1D WO3 Nanorods/2D WO3-x Nanoflakes Homojunction Structure for Enhanced Charge Separation and Transfer towards Efficient Photoelectrochemical Performance.

Abstract

Designing and fabricating photoelectrodes with low carrier recombination, high carrier transfer, and high light-capture capability is of great significance for achieving effective photoelectrochemical (PEC) water splitting. Herein, for the first time, 2D nonstoichiometric WO3-x nanoflakes (NFs) were vertically grown by hydrothermal synthesis on 1D WO3 nanorods (NRs) obtained by a hydrothermal method and high-temperature annealing (HTA). In this 1D HTA-WO3 /2D WO3-x photoanode, the 2D WO3-x NFs with active areas could maximize light harvesting, and the unique 1D/2D homojunction structure could improve the carrier-separation efficiency.
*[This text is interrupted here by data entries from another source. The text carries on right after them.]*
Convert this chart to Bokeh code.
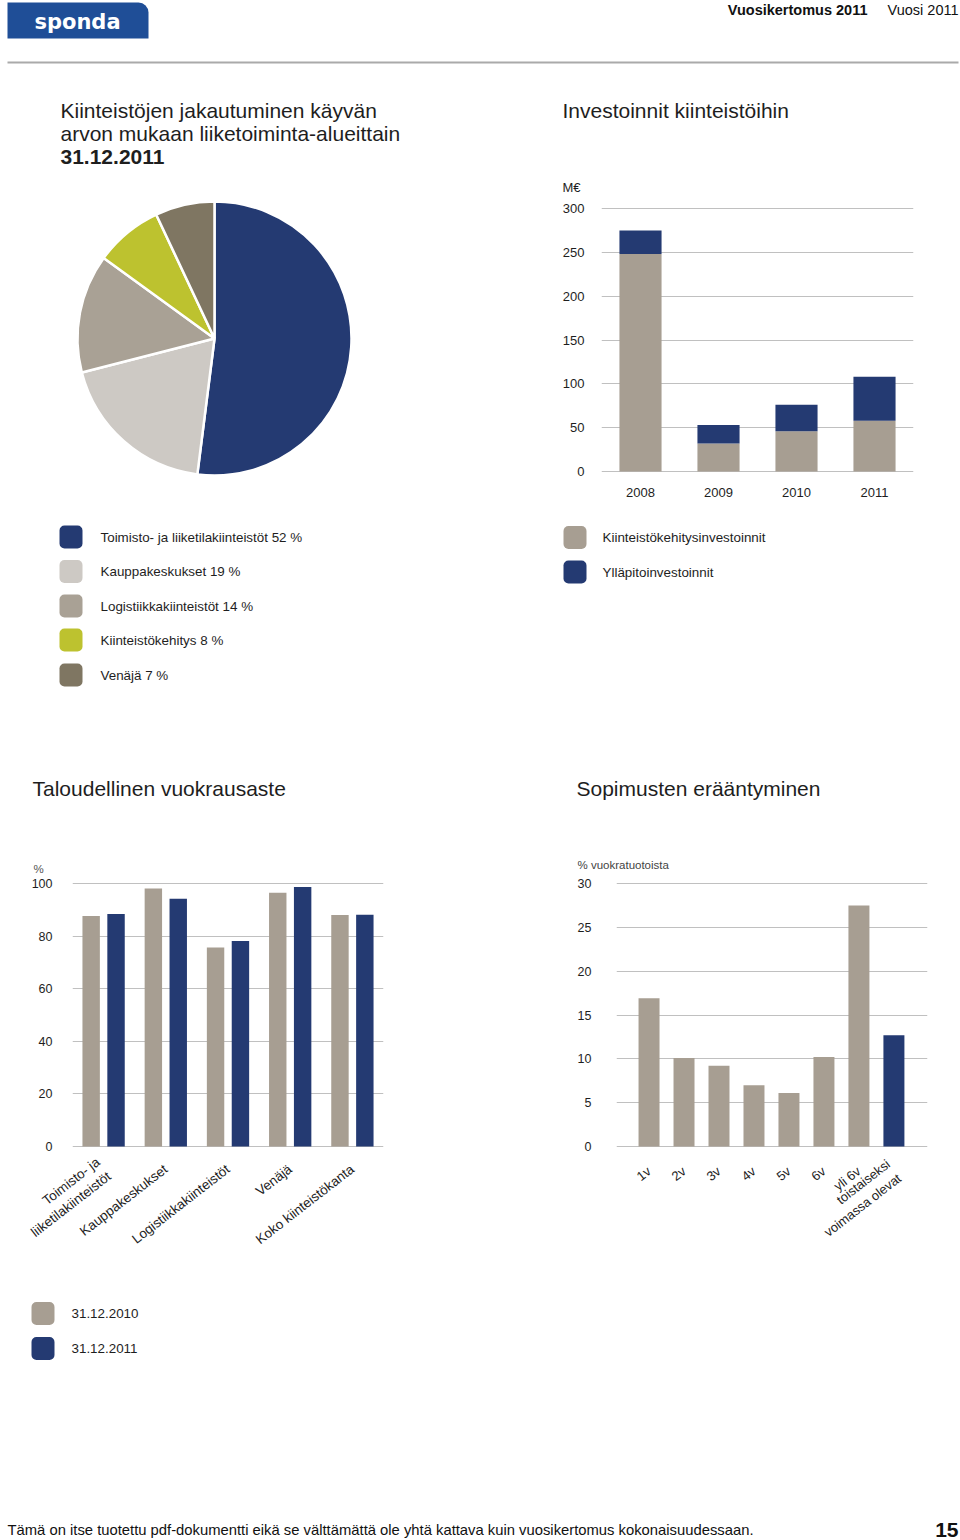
import math
from bokeh.plotting import figure
from bokeh.models import Range1d, FactorRange, FixedTicker, ColumnDataSource
from bokeh.layouts import column, row
from bokeh.transform import dodge
from bokeh.core.properties import value
from bokeh.embed import file_html
from bokeh.resources import INLINE

# ---------------- data ----------------
pie_labels = ["Toimisto- ja liiketilakiinteistöt", "Kauppakeskukset",
              "Logistiikkakiinteistöt", "Kiinteistökehitys", "Venäjä"]
pie_shares = [52, 19, 14, 8, 7]

inv_years = ["2008", "2009", "2010", "2011"]
inv_development = [248, 32, 46, 58]
inv_maintenance = [27, 21, 30, 50]
inv_ticks = [0, 50, 100, 150, 200, 250, 300]
inv_series = ["Kiinteistökehitysinvestoinnit", "Ylläpitoinvestoinnit"]

vac_categories = ["Toimisto- ja\nliiketilakiinteistöt", "Kauppakeskukset",
                  "Logistiikkakiinteistöt", "Venäjä", "Koko kiinteistökanta"]
vac_2010 = [87.6, 98.1, 75.7, 96.5, 88.0]
vac_2011 = [88.4, 94.2, 78.1, 98.7, 88.1]
vac_ticks = [0, 20, 40, 60, 80, 100]
vac_series = ["31.12.2010", "31.12.2011"]

exp_labels = ["1v", "2v", "3v", "4v", "5v", "6v", "yli 6v",
              "toistaiseksi\nvoimassa olevat"]
exp_values = [16.9, 10.1, 9.2, 7.0, 6.1, 10.2, 27.5, 12.7]
exp_ticks = [0, 5, 10, 15, 20, 25, 30]

# ---------------- style ----------------
FONT = "Liberation Sans"
NAVY = "#243a72"
BEIGE = "#a79e92"
PIE_COLORS = [NAVY, "#cdc9c4", "#a9a195", "#bdc22f", "#7f7662"]
GRID = "#c0c0c0"
TXT = "#1e1e1e"
LOGO = "#1f4e97"


def canvas(x0, x1, y0, y1):
    p = figure(width=x1 - x0, height=y1 - y0, x_range=Range1d(x0, x1),
               y_range=Range1d(-y1, -y0), x_axis_type=None, y_axis_type=None,
               output_backend="svg", toolbar_location=None, min_border=0,
               outline_line_color=None)
    return p


def txt(p, x, y, s, size, color=TXT, bold=False, align="left", baseline="middle", font=FONT):
    p.text(x=[x], y=[-y], text=[s], text_font=value(font),
           text_font_size=f"{size}px", text_color=color,
           text_font_style="bold" if bold else "normal",
           text_align=align, text_baseline=baseline)


def swatch(p, x, yc, color):
    p.quad(left=[x], right=[x + 23], top=[-(yc - 11.5)], bottom=[-(yc + 11.5)],
           fill_color=color, line_color=None, border_radius=5)


def style_chart(p, ticks, label_size, standoff_y, standoff_x):
    p.xgrid.visible = False
    p.ygrid.ticker = FixedTicker(ticks=ticks)
    p.ygrid.grid_line_color = GRID
    p.ygrid.grid_line_width = 1
    p.yaxis.ticker = FixedTicker(ticks=ticks)
    for ax in p.axis:
        ax.axis_line_color = None
        ax.major_tick_line_color = None
        ax.minor_tick_line_color = None
        ax.major_tick_in = 0
        ax.major_tick_out = 0
        ax.major_label_text_font = FONT
        ax.major_label_text_font_size = f"{label_size}px"
        ax.major_label_text_color = TXT
    p.yaxis.major_label_standoff = standoff_y
    p.xaxis.major_label_standoff = standoff_x


# ---------------- header ----------------
head = canvas(0, 960, 0, 70)
head.quad(left=[7], right=[148], top=[-2], bottom=[-38], fill_color=LOGO,
          line_color=None, border_radius=(0, 10, 0, 0))
txt(head, 77, 21, "sponda", 21, color="white", bold=True, align="center", font="DejaVu Sans")
txt(head, 867, 9, "Vuosikertomus 2011", 14.5, color="#111", bold=True, align="right")
txt(head, 958, 9, "Vuosi 2011", 14.5, color="#111", align="right")
head.segment(x0=[7], y0=[-62], x1=[958], y1=[-62], line_color="#aaaaaa", line_width=2)

# ---------------- pie section ----------------
pie = canvas(0, 548, 70, 720)
txt(pie, 60, 110, "Kiinteistöjen jakautuminen käyvän", 21)
txt(pie, 60, 133, "arvon mukaan liiketoiminta-alueittain", 21)
txt(pie, 60, 156, "31.12.2011", 21, bold=True)
starts, ends, cum = [], [], 0
total = sum(pie_shares)
for s in pie_shares:
    starts.append(math.pi / 2 - 2 * math.pi * cum / total)
    cum += s
    ends.append(math.pi / 2 - 2 * math.pi * cum / total)
pie_src = ColumnDataSource(dict(start=starts, end=ends, color=PIE_COLORS))
pie.wedge(x=214, y=-338, radius=137, start_angle="start", end_angle="end",
          direction="clock", fill_color="color", line_color="white", line_width=2.5,
          source=pie_src)
leg_y = [536.5, 571, 605.5, 639.5, 674.5]
for lab, sh, col, yy in zip(pie_labels, pie_shares, PIE_COLORS, leg_y):
    swatch(pie, 59, yy, col)
    txt(pie, 100, yy, f"{lab} {sh} %", 13.4)

# ---------------- investments ----------------
inv_title = canvas(548, 960, 70, 195)
txt(inv_title, 562, 110, "Investoinnit kiinteistöihin", 21)
txt(inv_title, 562, 187, "M€", 13)

inv_pad = 300 / 263
inv = figure(width=412, height=325, x_range=FactorRange(factors=inv_years),
             y_range=Range1d(-inv_pad, 300 + inv_pad), output_backend="svg",
             toolbar_location=None, min_border_left=53, min_border_right=47,
             min_border_top=12, min_border_bottom=48, outline_line_color=None)
inv_src = ColumnDataSource(dict(year=inv_years, dev=inv_development, mnt=inv_maintenance))
inv.vbar_stack(["dev", "mnt"], x="year", width=0.54, fill_color=[BEIGE, NAVY],
               line_color=None, source=inv_src)
style_chart(inv, inv_ticks, 13, 17, 15)

inv_leg = canvas(548, 960, 520, 720)
for lab, col, yy in zip(inv_series, [BEIGE, NAVY], [537, 571.5]):
    swatch(inv_leg, 563, yy, col)
    txt(inv_leg, 602, yy, lab, 13.4)

# ---------------- vacancy ----------------
vac_title = canvas(0, 555, 720, 875)
txt(vac_title, 32, 788, "Taloudellinen vuokrausaste", 21)
txt(vac_title, 33, 868, "%", 11.5, color="#555")

vac_pad = 100 / 263
vac = figure(width=555, height=405, x_range=FactorRange(factors=vac_categories),
             y_range=Range1d(-vac_pad, 100 + vac_pad), output_backend="svg",
             toolbar_location=None, min_border_left=72, min_border_right=172,
             min_border_top=7, min_border_bottom=133, outline_line_color=None)
vac_src = ColumnDataSource(dict(cat=vac_categories, a=vac_2010, b=vac_2011))
vac.vbar(x=dodge("cat", -0.2, range=vac.x_range), top="a", width=0.28,
         fill_color=BEIGE, line_color=None, source=vac_src)
vac.vbar(x=dodge("cat", 0.2, range=vac.x_range), top="b", width=0.28,
         fill_color=NAVY, line_color=None, source=vac_src)
style_chart(vac, vac_ticks, 12.5, 20, 20)
vac.xaxis.major_label_text_font_size = "13.5px"
vac.xaxis.major_label_orientation = 0.66

vac_leg = canvas(0, 555, 1280, 1500)
for lab, col, yy in zip(vac_series, [BEIGE, NAVY], [1313, 1348]):
    swatch(vac_leg, 31, yy, col)
    txt(vac_leg, 71, yy, lab, 13.4)

# ---------------- expiry ----------------
exp_title = canvas(555, 960, 720, 875)
txt(exp_title, 576, 788, "Sopimusten erääntyminen", 21)
txt(exp_title, 577, 864, "% vuokratuotoista", 11.5, color="#444")

exp_pad = 30 / 263
exp = figure(width=405, height=405, x_range=Range1d(-0.93, 7.96),
             y_range=Range1d(-exp_pad, 30 + exp_pad), output_backend="svg",
             toolbar_location=None, min_border_left=61, min_border_right=33,
             min_border_top=7, min_border_bottom=133, outline_line_color=None)
exp_x = list(range(len(exp_values)))
exp_colors = [BEIGE] * (len(exp_values) - 1) + [NAVY]
exp_src = ColumnDataSource(dict(x=exp_x, v=exp_values, c=exp_colors))
exp.vbar(x="x", top="v", width=0.6, fill_color="c", line_color=None, source=exp_src)
style_chart(exp, exp_ticks, 12.5, 25, 22)
exp.xaxis.major_label_text_font_size = "13px"
exp.xaxis.ticker = FixedTicker(ticks=exp_x)
exp.xaxis.major_label_overrides = {i: lab for i, lab in zip(exp_x, exp_labels)}
exp.xaxis.major_label_orientation = 0.66

exp_fill = canvas(555, 960, 1280, 1500)

# ---------------- footer ----------------
foot = canvas(0, 960, 1500, 1540)
txt(foot, 7, 1529, "Tämä on itse tuotettu pdf-dokumentti eikä se välttämättä ole yhtä kattava kuin vuosikertomus kokonaisuudessaan.",
    14.8, color="#111")
txt(foot, 958, 1529, "15", 21, color="#111", bold=True, align="right")

layout = column(
    head,
    row(pie, column(inv_title, row(inv), inv_leg)),
    row(column(vac_title, row(vac), vac_leg), column(exp_title, row(exp), exp_fill)),
    foot,
)

open("out.html", "w").write(file_html(layout, INLINE))
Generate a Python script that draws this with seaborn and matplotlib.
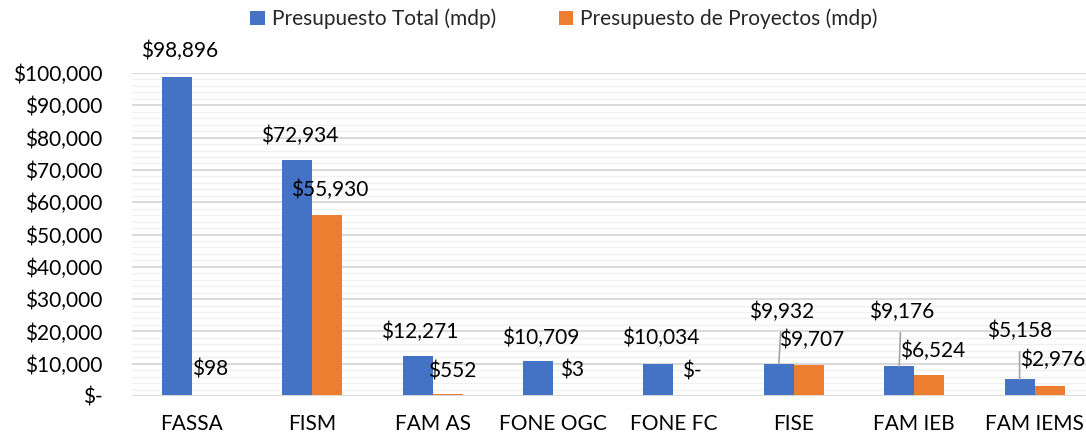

At the same time, the 1D WO3 NRs with high aspect ratio were more beneficial to charge transfer after HTA. As expected, the 1D HTA-WO3 /2D WO3-x photoanode yielded an enhanced photocurrent density of 0.98 mA cm-2 at 1.23 V versus reversible hydrogen electrode, which is approximately 3.16 times that of pristine WO3 . The improvement could be attributed to the synergistic effect of HTA and the homojunction structure in the 1D HTA-WO3 /2D WO3-x photoanode, which could effectively improve carrier separation and transfer. Furthermore, this work may provide a promising strategy for the design and fabrication of semiconductor-based photoelectrodes.